If that wasn’t enough to keep him occupied, there were the many trips with individuals from this community who had go to Pembroke or Renfrew and sometimes Ottawa for appointments or to pick up groceries, even lottery tickets for Mike, who had mobility issues. Then there was Sister Cecilia who arrived in Eganville about five years ago, lived in Hillside Apartments and eventually became afflicted with dementia. With no immediate family, William went out of his way to help her as much as he could until she was finally admitted to a long-term care facility.

And last, but not least, he managed to squeeze in time almost every Tuesday to proofread many of the pages of the Leader before sending them to press. He has wonderful editing skills and is one of the few people I know of with a strong knowledge of the English language, its proper use and the proper use of punctuation.

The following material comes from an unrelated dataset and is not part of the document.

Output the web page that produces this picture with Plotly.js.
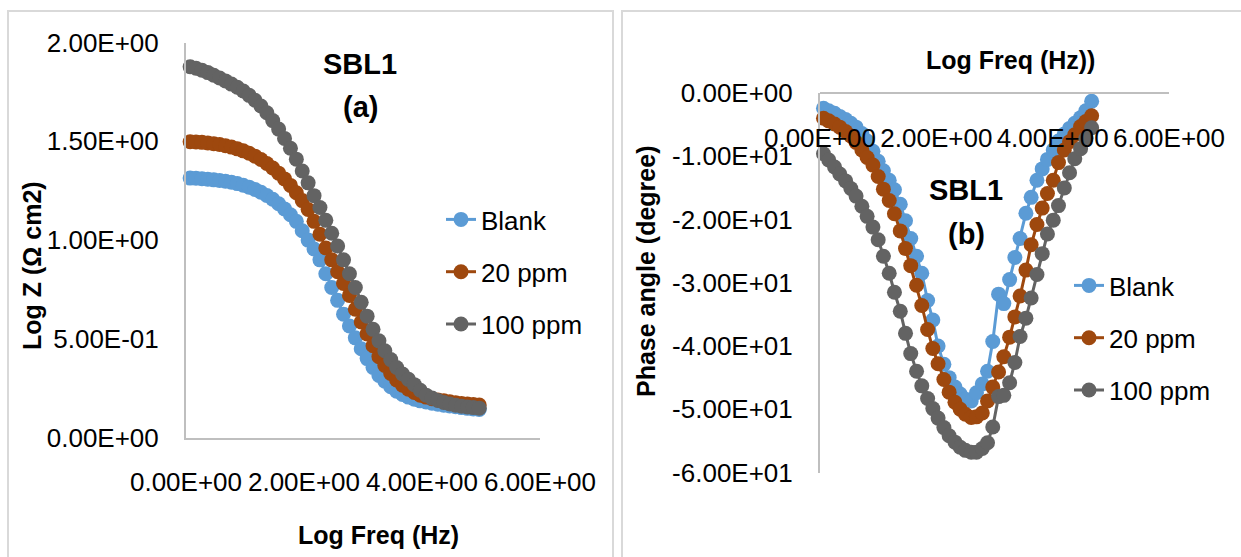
<!DOCTYPE html>
<html>
<head>
<meta charset="utf-8">
<script src="https://cdn.plot.ly/plotly-3.0.1.min.js"></script>
<style>
  html, body { margin: 0; padding: 0; background: #ffffff; }
  #chart { width: 1241px; height: 557px; }
</style>
</head>
<body>
<div id="chart"></div>
<script>
// (a) Bode magnitude: log frequency (Hz) and log |Z| (ohm cm2)
const logFreqA = [0.07, 0.17, 0.27, 0.37, 0.47, 0.57, 0.67, 0.77, 0.87, 0.97,
                  1.07, 1.17, 1.27, 1.37, 1.47, 1.57, 1.67, 1.77, 1.87, 1.97,
                  2.07, 2.17, 2.27, 2.37, 2.47, 2.57, 2.67, 2.77, 2.87, 2.97,
                  3.07, 3.17, 3.27, 3.37, 3.47, 3.57, 3.67, 3.77, 3.87, 3.97,
                  4.07, 4.17, 4.27, 4.37, 4.47, 4.57, 4.67, 4.77, 4.87, 4.97];
const logZBlank = [1.314, 1.313, 1.311, 1.308, 1.305, 1.302, 1.298, 1.293, 1.286, 1.278,
                   1.268, 1.256, 1.242, 1.226, 1.207, 1.184, 1.158, 1.128, 1.095, 1.047,
                   1.000, 0.955, 0.900, 0.830, 0.760, 0.695, 0.625, 0.565, 0.505, 0.450,
                   0.400, 0.355, 0.315, 0.285, 0.258, 0.235, 0.218, 0.205, 0.194, 0.186,
                   0.180, 0.174, 0.169, 0.164, 0.160, 0.156, 0.152, 0.148, 0.145, 0.142];
const logZ20ppm = [1.498, 1.497, 1.495, 1.492, 1.488, 1.484, 1.478, 1.471, 1.462, 1.452,
                   1.440, 1.425, 1.408, 1.388, 1.365, 1.339, 1.310, 1.277, 1.240, 1.200,
                   1.155, 1.095, 1.030, 0.960, 0.900, 0.840, 0.780, 0.720, 0.650, 0.585,
                   0.525, 0.465, 0.410, 0.365, 0.325, 0.292, 0.265, 0.245, 0.228, 0.215,
                   0.205, 0.197, 0.191, 0.186, 0.181, 0.177, 0.173, 0.170, 0.167, 0.165];
const logZ100ppm = [1.878, 1.870, 1.860, 1.848, 1.835, 1.821, 1.806, 1.790, 1.774, 1.755,
                    1.733, 1.708, 1.679, 1.645, 1.605, 1.562, 1.515, 1.465, 1.410, 1.350,
                    1.290, 1.225, 1.165, 1.100, 1.035, 0.970, 0.900, 0.830, 0.760, 0.685,
                    0.615, 0.548, 0.490, 0.440, 0.395, 0.355, 0.322, 0.295, 0.268, 0.240,
                    0.215, 0.200, 0.188, 0.178, 0.170, 0.164, 0.159, 0.155, 0.152, 0.149];

// (b) Bode phase: log frequency (Hz) and phase angle (degree)
const logFreqB = [0.06, 0.15, 0.25, 0.34, 0.44, 0.53, 0.62, 0.72, 0.81, 0.91,
                  1.00, 1.09, 1.19, 1.28, 1.38, 1.47, 1.56, 1.66, 1.75, 1.85,
                  1.94, 2.03, 2.13, 2.22, 2.32, 2.41, 2.50, 2.60, 2.69, 2.79,
                  2.88, 2.97, 3.07, 3.16, 3.26, 3.35, 3.44, 3.54, 3.63, 3.73,
                  3.82, 3.91, 4.01, 4.10, 4.20, 4.29, 4.38, 4.48, 4.57, 4.67];
const phaseBlank = [-2.4, -2.8, -3.2, -3.7, -4.2, -4.8, -5.4, -6.4, -7.6, -9.2,
                    -10.8, -12.3, -13.8, -15.3, -17.6, -20.2, -23.0, -25.8, -28.5, -32.8,
                    -35.9, -40.0, -42.9, -45.0, -46.5, -47.6, -48.4, -48.7, -47.4, -46.0,
                    -44.0, -39.3, -31.8, -33.3, -29.5, -26.0, -23.0, -19.0, -16.5, -13.8,
                    -12.0, -10.5, -9.0, -7.6, -6.5, -5.6, -4.8, -3.9, -2.8, -1.3];
const phase20ppm = [-4.0, -4.4, -4.9, -5.4, -6.1, -6.8, -7.8, -9.0, -10.2, -11.4,
                    -13.2, -15.2, -17.0, -19.1, -21.8, -24.6, -27.3, -30.4, -33.6, -37.4,
                    -40.4, -42.8, -45.3, -47.3, -48.9, -50.0, -50.8, -51.3, -51.2, -50.6,
                    -48.7, -46.5, -44.1, -41.7, -38.6, -35.4, -32.1, -28.0, -24.0, -20.8,
                    -18.2, -15.9, -13.8, -11.0, -9.0, -7.7, -6.6, -5.3, -4.5, -3.6];
const phase100ppm = [-9.6, -10.6, -11.7, -12.8, -13.9, -15.1, -16.3, -17.9, -19.5, -21.2,
                     -23.2, -25.8, -28.5, -31.5, -34.5, -38.0, -41.2, -44.0, -46.3, -48.3,
                     -49.9, -51.4, -52.9, -54.2, -55.2, -56.0, -56.5, -56.8, -56.8, -56.2,
                     -55.3, -52.8, -48.0, -47.8, -45.8, -42.6, -38.5, -35.6, -32.4, -28.7,
                     -25.4, -22.3, -20.1, -17.8, -15.0, -12.6, -10.4, -8.8, -7.2, -5.5];

const seriesNames = ['Blank', '20 ppm', '100 ppm'];
const seriesColors = ['#5B9BD5', '#9E480E', '#636363'];

// Axis ticks, written in the spreadsheet's scientific format
const freqTickVals = [0, 2, 4, 6];
const freqTickText = ['0.00E+00', '2.00E+00', '4.00E+00', '6.00E+00'];
const logZTickVals = [0, 0.5, 1, 1.5, 2];
const logZTickText = ['0.00E+00', '5.00E-01', '1.00E+00', '1.50E+00', '2.00E+00'];
const phaseTickVals = [0, -10, -20, -30, -40, -50, -60];
const phaseTickText = ['0.00E+00', '-1.00E+01', '-2.00E+01', '-3.00E+01',
                       '-4.00E+01', '-5.00E+01', '-6.00E+01'];

const W = 1241, H = 557;
const px = v => v / W;          // horizontal pixel -> paper fraction
const py = v => 1 - v / H;      // vertical pixel (from top) -> paper fraction

const magnitudeSeries = [logZBlank, logZ20ppm, logZ100ppm];
const phaseSeries = [phaseBlank, phase20ppm, phase100ppm];

const traces = [];
seriesNames.forEach((name, i) => {
  traces.push({
    type: 'scatter', mode: 'lines+markers', name: name,
    x: logFreqA, y: magnitudeSeries[i], xaxis: 'x', yaxis: 'y',
    legend: 'legend', legendgroup: 'mag' + i, cliponaxis: false,
    line: { color: seriesColors[i], width: 3 },
    marker: { color: seriesColors[i], size: 15 }
  });
});
seriesNames.forEach((name, i) => {
  traces.push({
    type: 'scatter', mode: 'lines+markers', name: name,
    x: logFreqB, y: phaseSeries[i], xaxis: 'x2', yaxis: 'y2',
    legend: 'legend2', legendgroup: 'ph' + i, cliponaxis: false,
    line: { color: seriesColors[i], width: 3 },
    marker: { color: seriesColors[i], size: 15 }
  });
});

const axisLine = { showline: true, linecolor: '#BFBFBF', linewidth: 2,
                   showgrid: false, zeroline: false, fixedrange: true,
                   ticks: 'outside', tickcolor: 'rgba(0,0,0,0)', tickmode: 'array' };

const titleFont = { family: 'Liberation Sans, Arial, sans-serif', size: 25, color: '#000000' };
const headFont = { family: 'Liberation Sans, Arial, sans-serif', size: 29, color: '#000000' };

function label(text, x, y, font, angle) {
  return { text: '<b>' + text + '</b>', xref: 'paper', yref: 'paper',
           x: px(x), y: py(y), xanchor: 'center', yanchor: 'middle',
           showarrow: false, font: font, textangle: angle || 0 };
}

const legendBase = { xanchor: 'left', yanchor: 'top', bgcolor: 'rgba(0,0,0,0)',
                     borderwidth: 0, tracegroupgap: 15.5,
                     font: { family: 'Liberation Sans, Arial, sans-serif', size: 26, color: '#000000' } };

const layout = {
  width: W, height: H,
  margin: { l: 0, r: 0, t: 0, b: 0 },
  paper_bgcolor: '#ffffff', plot_bgcolor: 'rgba(0,0,0,0)',
  font: { family: 'Liberation Sans, Arial, sans-serif', size: 26, color: '#000000' },
  showlegend: true,
  xaxis: Object.assign({}, axisLine, {
    domain: [px(186), px(540)], range: [0, 6], anchor: 'y',
    tickvals: freqTickVals, ticktext: freqTickText, ticklen: 20
  }),
  yaxis: Object.assign({}, axisLine, {
    domain: [py(437.6), py(42.6)], range: [0, 2], anchor: 'x',
    tickvals: logZTickVals, ticktext: logZTickText, ticklen: 20
  }),
  xaxis2: Object.assign({}, axisLine, {
    domain: [px(820), px(1169)], range: [0, 6], anchor: 'free', position: py(93),
    side: 'bottom', tickvals: freqTickVals, ticktext: freqTickText, ticklen: 22
  }),
  yaxis2: Object.assign({}, axisLine, {
    domain: [py(472.5), py(93)], range: [-60, 0], anchor: 'x2',
    tickvals: phaseTickVals, ticktext: phaseTickText, ticklen: 20
  }),
  legend: Object.assign({}, legendBase, { x: px(441), y: py(196) }),
  legend2: Object.assign({}, legendBase, { x: px(1069), y: py(262) }),
  annotations: [
    label('SBL1', 360, 64, headFont),
    label('(a)', 360, 107, headFont),
    label('SBL1', 966, 190, headFont),
    label('(b)', 966, 234, headFont),
    label('Log Freq (Hz)', 378, 535, titleFont),
    label('Log Z (Ω cm2)', 32, 266, titleFont, -90),
    label('Log Freq (Hz))', 1010, 60, titleFont),
    label('Phase angle (degree)', 646, 272, titleFont, -90)
  ],
  shapes: [
    { type: 'rect', xref: 'paper', yref: 'paper', layer: 'below',
      x0: px(8), x1: px(613), y0: -0.05, y1: py(11),
      line: { color: '#D9D9D9', width: 2 }, fillcolor: 'rgba(0,0,0,0)' },
    { type: 'rect', xref: 'paper', yref: 'paper', layer: 'below',
      x0: px(622), x1: 1.05, y0: -0.05, y1: py(11),
      line: { color: '#D9D9D9', width: 2 }, fillcolor: 'rgba(0,0,0,0)' }
  ]
};

Plotly.newPlot('chart', traces, layout, { displayModeBar: false, staticPlot: true });
</script>
</body>
</html>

After he was re-united with his brothers, Gerard and Brian, in April 2022, my wife, Wanda, commented she wouldn’t be surprised if William decided to move back home and so, when he broke the news he was planning to do just that, it wasn’t a big surprise, but it was indeed sad to hear.

So as our dear friend and colleague leaves the fields of Donegal, and the rugged beauty of the Ottawa Valley to take up residence in Claremorris, in a valley surrounded by rolling drumlins and hills, we say a huge thank you for your numerous contributions that have improved the lives of many, many people. Your involvement in so many areas and your accomplishments over nearly a decade are more than most people will make in a lifetime.

How fortunate am I that it makes saying good-bye so sad and difficult.

We wish you all the best, William, as you are repatriated with your home and native land. You leave us with many fond memories and lasting legacies. Your impact was tremendous.

God willing, we will meet again, but until then, may He watch over and guide you every day of your life.